**Challenge:** Extract everything from the first line through the line with "(0,0) rectangle (586,422);", both ends included, except for any pictures.

----- Dataset content -----

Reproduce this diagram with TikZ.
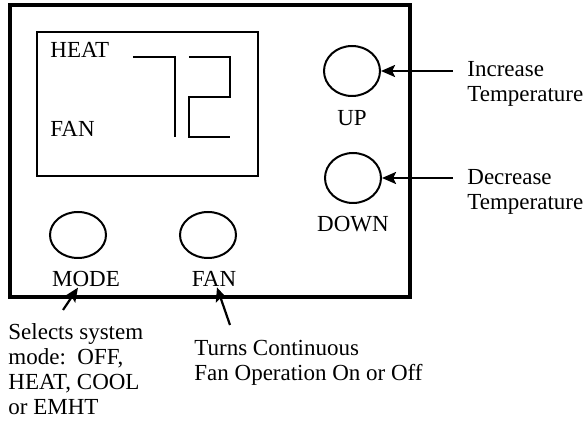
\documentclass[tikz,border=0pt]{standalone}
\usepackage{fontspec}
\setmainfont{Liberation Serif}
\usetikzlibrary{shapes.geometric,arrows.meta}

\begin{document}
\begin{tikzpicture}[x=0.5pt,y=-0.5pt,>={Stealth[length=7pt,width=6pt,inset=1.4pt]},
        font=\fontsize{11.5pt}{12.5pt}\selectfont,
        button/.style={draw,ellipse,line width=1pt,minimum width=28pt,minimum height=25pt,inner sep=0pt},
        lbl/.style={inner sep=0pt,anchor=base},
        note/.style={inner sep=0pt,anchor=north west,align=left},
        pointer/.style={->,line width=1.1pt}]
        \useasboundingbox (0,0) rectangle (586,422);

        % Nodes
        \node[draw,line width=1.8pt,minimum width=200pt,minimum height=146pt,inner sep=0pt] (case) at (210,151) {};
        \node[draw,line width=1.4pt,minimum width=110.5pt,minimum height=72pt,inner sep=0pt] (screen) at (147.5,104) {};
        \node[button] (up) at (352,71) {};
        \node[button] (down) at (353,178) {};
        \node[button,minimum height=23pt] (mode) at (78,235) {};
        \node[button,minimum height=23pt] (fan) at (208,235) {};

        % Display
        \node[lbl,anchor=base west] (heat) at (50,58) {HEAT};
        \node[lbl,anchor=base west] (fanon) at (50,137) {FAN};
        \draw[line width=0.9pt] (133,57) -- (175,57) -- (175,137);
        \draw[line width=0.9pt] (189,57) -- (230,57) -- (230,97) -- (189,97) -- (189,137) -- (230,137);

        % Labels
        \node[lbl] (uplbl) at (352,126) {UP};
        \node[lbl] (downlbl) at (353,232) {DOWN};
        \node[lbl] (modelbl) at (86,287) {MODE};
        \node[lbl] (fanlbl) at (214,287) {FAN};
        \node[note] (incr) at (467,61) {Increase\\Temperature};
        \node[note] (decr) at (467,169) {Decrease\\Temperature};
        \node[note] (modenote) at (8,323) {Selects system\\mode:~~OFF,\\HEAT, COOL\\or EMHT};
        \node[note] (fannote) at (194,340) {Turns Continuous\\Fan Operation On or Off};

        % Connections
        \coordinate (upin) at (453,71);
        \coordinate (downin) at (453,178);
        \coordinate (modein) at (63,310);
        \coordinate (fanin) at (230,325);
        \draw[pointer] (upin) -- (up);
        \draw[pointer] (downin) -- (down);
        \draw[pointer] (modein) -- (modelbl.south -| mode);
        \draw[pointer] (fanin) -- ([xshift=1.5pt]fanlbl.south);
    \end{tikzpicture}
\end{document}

-----

**Answer to the problem:**
Reproduce this diagram with TikZ.
\documentclass[tikz,border=0pt]{standalone}
\usepackage{fontspec}
\setmainfont{Liberation Serif}
\usetikzlibrary{shapes.geometric,arrows.meta}

\begin{document}
\begin{tikzpicture}[x=0.5pt,y=-0.5pt,>={Stealth[length=7pt,width=6pt,inset=1.4pt]},
        font=\fontsize{11.5pt}{12.5pt}\selectfont,
        button/.style={draw,ellipse,line width=1pt,minimum width=28pt,minimum height=25pt,inner sep=0pt},
        lbl/.style={inner sep=0pt,anchor=base},
        note/.style={inner sep=0pt,anchor=north west,align=left},
        pointer/.style={->,line width=1.1pt}]
        \useasboundingbox (0,0) rectangle (586,422);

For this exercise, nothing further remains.